Stated goal:
Pull out every line from the listing that has the word "matplotlib".

Source material:
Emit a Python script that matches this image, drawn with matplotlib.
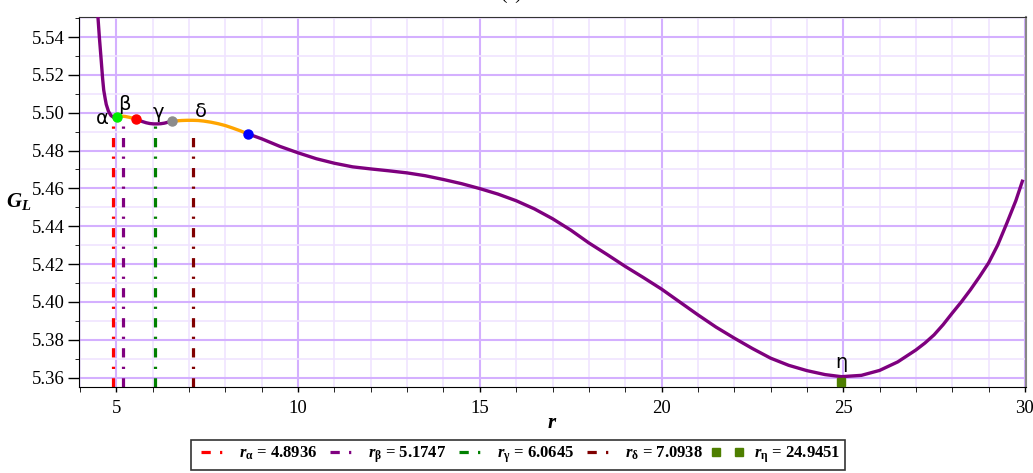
import matplotlib
matplotlib.use("Agg")
import matplotlib.pyplot as plt
from matplotlib.lines import Line2D
from matplotlib.ticker import MultipleLocator, FormatStrFormatter

plt.rcParams['font.family'] = ['Liberation Serif', 'DejaVu Sans']
plt.rcParams['mathtext.fontset'] = 'custom'
plt.rcParams['mathtext.rm'] = 'Liberation Serif:bold'
plt.rcParams['mathtext.it'] = 'Liberation Serif:italic:bold'
plt.rcParams['mathtext.bf'] = 'Liberation Serif:bold'

# ---- data ----
r_p1 = [4.47, 4.49, 4.53, 4.58, 4.62, 4.65, 4.69, 4.72, 4.78, 4.85, 4.92, 4.99, 5.02]
g_p1 = [5.560, 5.551, 5.540, 5.528, 5.518, 5.512, 5.5075, 5.5044, 5.5008, 5.4985, 5.4976, 5.4973, 5.4976]
r_o1 = [5.02, 5.08, 5.15, 5.25, 5.35, 5.45, 5.53]
g_o1 = [5.4976, 5.4980, 5.4982, 5.4980, 5.4976, 5.4971, 5.4968]
r_p2 = [5.53, 5.62, 5.72, 5.82, 5.92, 6.02, 6.12, 6.22, 6.32, 6.42, 6.52]
g_p2 = [5.4968, 5.4960, 5.4953, 5.4947, 5.4943, 5.4941, 5.4941, 5.4942, 5.4945, 5.4950, 5.4954]
r_o2 = [6.52, 6.65, 6.80, 6.95, 7.10, 7.25, 7.40, 7.60, 7.80, 8.00, 8.20, 8.40, 8.61]
g_o2 = [5.4954, 5.4957, 5.4959, 5.4960, 5.4960, 5.4959, 5.4956, 5.4950, 5.4942, 5.4932, 5.4919, 5.4905, 5.4889]
r_p3 = [8.61, 9.0, 9.5, 10.0, 10.5, 11.0, 11.5, 12.0, 12.5, 13.0, 13.5, 14.0, 14.5, 15.0,
        15.5, 16.0, 16.5, 17.0, 17.5, 18.0, 18.5, 19.0, 19.5, 20.0, 20.5, 21.0, 21.5, 22.0,
        22.5, 23.0, 23.5, 24.0, 24.5, 24.95, 25.5, 26.0, 26.5, 27.0, 27.25, 27.5, 27.75, 28.0,
        28.25, 28.5, 28.75, 29.0, 29.25, 29.5, 29.75, 29.93]
g_p3 = [5.4889, 5.4862, 5.4822, 5.4788, 5.4757, 5.4733, 5.4714, 5.4703, 5.4693, 5.4682, 5.4667,
        5.4647, 5.4625, 5.4599, 5.4570, 5.4535, 5.4492, 5.4440, 5.4380, 5.4312, 5.4251, 5.4188,
        5.4129, 5.4068, 5.4000, 5.3932, 5.3867, 5.3809, 5.3754, 5.3703, 5.3665, 5.3637, 5.3616,
        5.3605, 5.3612, 5.3638, 5.3683, 5.3746, 5.3783, 5.3826, 5.3880, 5.3941, 5.4000, 5.4064,
        5.4133, 5.4206, 5.4300, 5.4415, 5.4535, 5.4638]

dot_r = [5.02, 5.53, 6.52, 8.61]
dot_g = [5.4976, 5.4968, 5.4954, 5.4889]
dot_colors = ['#00EE00', '#FF0000', '#8C8C8C', '#0000FF']

vline_r = [4.8936, 5.1747, 6.0645, 7.0938]
vline_top = [5.4936, 5.4936, 5.4941, 5.4910]
vline_colors = ['#FF0000', '#800080', '#008000', '#800000']

eta_r = 24.9451
eta_g = 5.3578

ann_text = ['α', 'β', 'γ', 'δ', 'η']
ann_r = [4.60, 5.21, 6.16, 7.33, 24.94]
ann_g = [5.4972, 5.5043, 5.5002, 5.5008, 5.3680]

legend_labels = [r'$r_{\mathrm{\alpha}}$ = 4.8936', r'$r_{\mathrm{\beta}}$ = 5.1747',
                 r'$r_{\mathrm{\gamma}}$ = 6.0645', r'$r_{\mathrm{\delta}}$ = 7.0938',
                 r'$r_{\mathrm{\eta}}$ = 24.9451']

# ---- figure ----
fig = plt.figure(figsize=(10.33, 4.73), dpi=100)
ax = fig.add_axes([79/1033, 1-386.7/473, (1026-79)/1033, (386.7-17)/473])

ylo, yhi = 5.3552, 5.5506
ax.set_xlim(3.97, 30.03)
ax.set_ylim(ylo, yhi)

ax.xaxis.set_major_locator(MultipleLocator(5))
ax.xaxis.set_minor_locator(MultipleLocator(1))
ax.yaxis.set_major_locator(MultipleLocator(0.02))
ax.yaxis.set_minor_locator(MultipleLocator(0.01))
ax.yaxis.set_major_formatter(FormatStrFormatter('%.2f'))

ax.grid(which='major', color='#D4B0FF', linewidth=1.5, zorder=0)
ax.grid(which='minor', color='#F0E4FF', linewidth=1.2, zorder=0)
ax.set_axisbelow(True)

ax.tick_params(axis='both', which='major', labelsize=13.5, direction='out', width=1, colors='black')
ax.tick_params(axis='y', which='major', length=8, pad=2)
ax.tick_params(axis='y', which='minor', length=3)
ax.tick_params(axis='x', which='major', length=3.6, pad=6)
ax.tick_params(axis='x', which='minor', length=3.6)

ax.spines['right'].set_color('#888888')
ax.spines['right'].set_linewidth(1.5)
ax.spines['top'].set_color('#333333')

dash = (0, (2.9, 2.9, 0.7, 2.9))
for r, top, c in zip(vline_r, vline_top, vline_colors):
    ax.plot([r, r], [ylo, top], color=c, linewidth=2.3, linestyle=dash, zorder=2)

purple = '#7E007E'
orange = '#FFA500'
lw = 2.4
ax.plot(r_p1, g_p1, color=purple, lw=lw, zorder=3)
ax.plot(r_o1, g_o1, color=orange, lw=lw, zorder=3)
ax.plot(r_p2, g_p2, color=purple, lw=lw, zorder=3)
ax.plot(r_o2, g_o2, color=orange, lw=lw, zorder=3)
ax.plot(r_p3, g_p3, color=purple, lw=lw, zorder=3)

for r, g, c in zip(dot_r, dot_g, dot_colors):
    ax.plot([r], [g], 'o', color=c, markersize=6.5, zorder=4)

ax.plot([eta_r], [eta_g], 's', color='#4E7F00', markersize=5.5, zorder=4, clip_on=False)

for t, r, g in zip(ann_text, ann_r, ann_g):
    ax.text(r, g, t, fontsize=14, fontfamily='DejaVu Sans', ha='center', va='center', zorder=5)

ax.set_xlabel('$r$', fontsize=15)
ax.xaxis.set_label_coords((552-79)/947, -(423-386.7)/369.7)
ax.xaxis.label.set_va('center')
ax.set_ylabel('$G_L$', fontsize=15, rotation=0, ha='center', va='center')
ax.yaxis.set_label_coords((19-79)/947, 0.5)

fig.text(511/1033, 1 + 1/473, '(a)', fontsize=14, ha='center', va='baseline')

handles = [Line2D([], [], color=c, lw=2.3, linestyle=dash) for c in vline_colors]
handles.append(Line2D([], [], color='#4E7F00', marker='s', linestyle='none', markersize=5.5))
leg = fig.legend(handles, legend_labels, loc='center', bbox_to_anchor=(518/1033, 1-455/473),
                 ncol=5, frameon=True, fancybox=False, edgecolor='black', handlelength=2.0,
                 columnspacing=0.45, handletextpad=0.6, borderpad=0.3, numpoints=2,
                 borderaxespad=0.2,
                 prop={'family': 'Liberation Serif', 'weight': 'bold', 'size': 12})
leg.get_frame().set_linewidth(1.2)

fig.savefig('out.png', dpi=100)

Task output:
Emit a Python script that matches this image, drawn with matplotlib.
import matplotlib
matplotlib.use("Agg")
import matplotlib.pyplot as plt
from matplotlib.lines import Line2D
from matplotlib.ticker import MultipleLocator, FormatStrFormatter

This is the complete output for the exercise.